Not All Pirates are in the Caribbean

On November 14, 2017, Arthur Alfred II, Ezequiel Martinez, Jr., and Tova Laiter sued The Walt Disney Company in the District of Colorado, alleging copyright infringement, and claiming that the Pirates of the Caribbean franchise of films, video games, theme park attractions, merchandising, casino games, literature and other related items infringe their screenplay of the same name.  The focus of the Complaint is that the Captain Jack Sparrow character in the Disney productions is substantially similar to the character Davy Jones in their screenplay.

Plaintiffs claim that Jack Sparrow is “an expression of a uniquely new ‘pirate.'”  Interestingly, the “idea” of humorous pirates may have been the idea of the rides original designer, Marc Davis, who realizing actual pirates were not particularly glamorous, opted for a more whimsical and romanticized approach that was less threatening to younger audiences.  Moreover Johnny Depp has claimed that his portrayal of Jack Sparrow was his own invention, and almost got him fired.

The court will have to decide whether Jack Sparrow and Davy Jones are similar because they are embodiments of the same idea or because they share the same expression.

He Who Lives by the Suit, Dies by the Suit

CBS Broadcasting Inc. has sued photographer Jon Tannen for posting still images from the Gunsmoke episode “Dooley Surrenders,” first aired on March 8, 1958. On line posting of images from classic television is fairly common, leaving one to wonder whether there isn’t more to the story, and it turns out there is.  As CBS Broadcasting explains in Paragraph 1 of its Complaint: “Tannen hypocritically engaged in this act of infringement while simultaneously bring suit against Plaintiff’s sister company, CBS Interactive Inc., claiming it had violated his own copyright.”

Tannen sued CBS Interactive in February, claiming that the online division of CBS had used two of his photographs without permission to illustrate an article about high school football player Sofian Massoud.
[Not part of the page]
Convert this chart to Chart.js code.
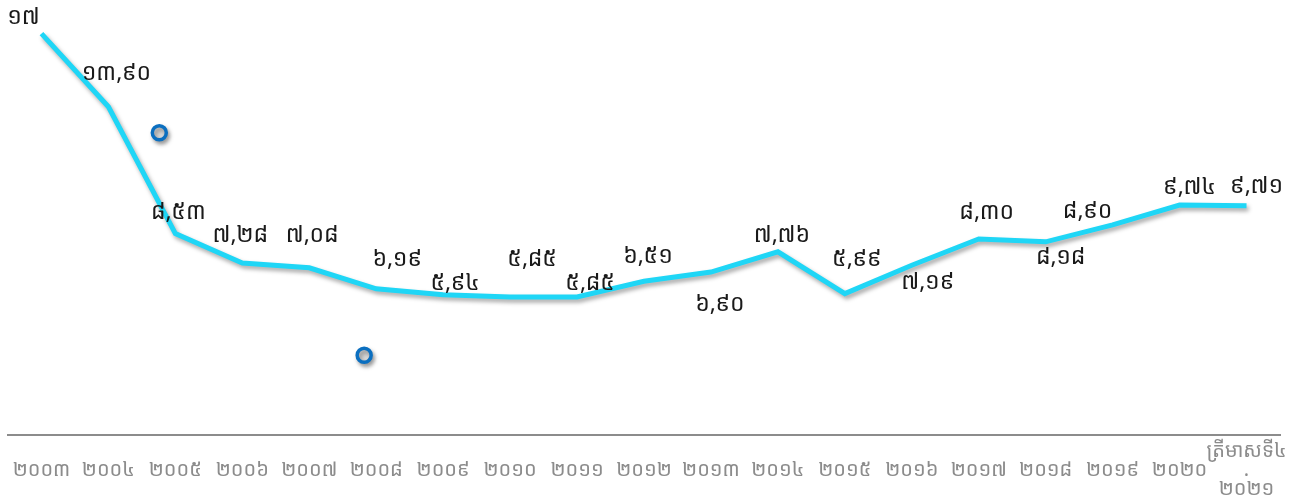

Despite being created by statute (17 USC 107) the only thing certain about copyright fair use is that it not as broad as everyone thinks it is.  Grabbing pictures from Google image searches to make a point or make a joke is common, but not every such use is technically a “fair use.” Although the widespread use of images in this manner probably is broadening the definition of fair use.  The Tannen v. CBS v. Tannen situation is a reminder that not all online uses of images are fair uses, and more importantly, if you are going to complain about something, you better not be doing what you are complaining about.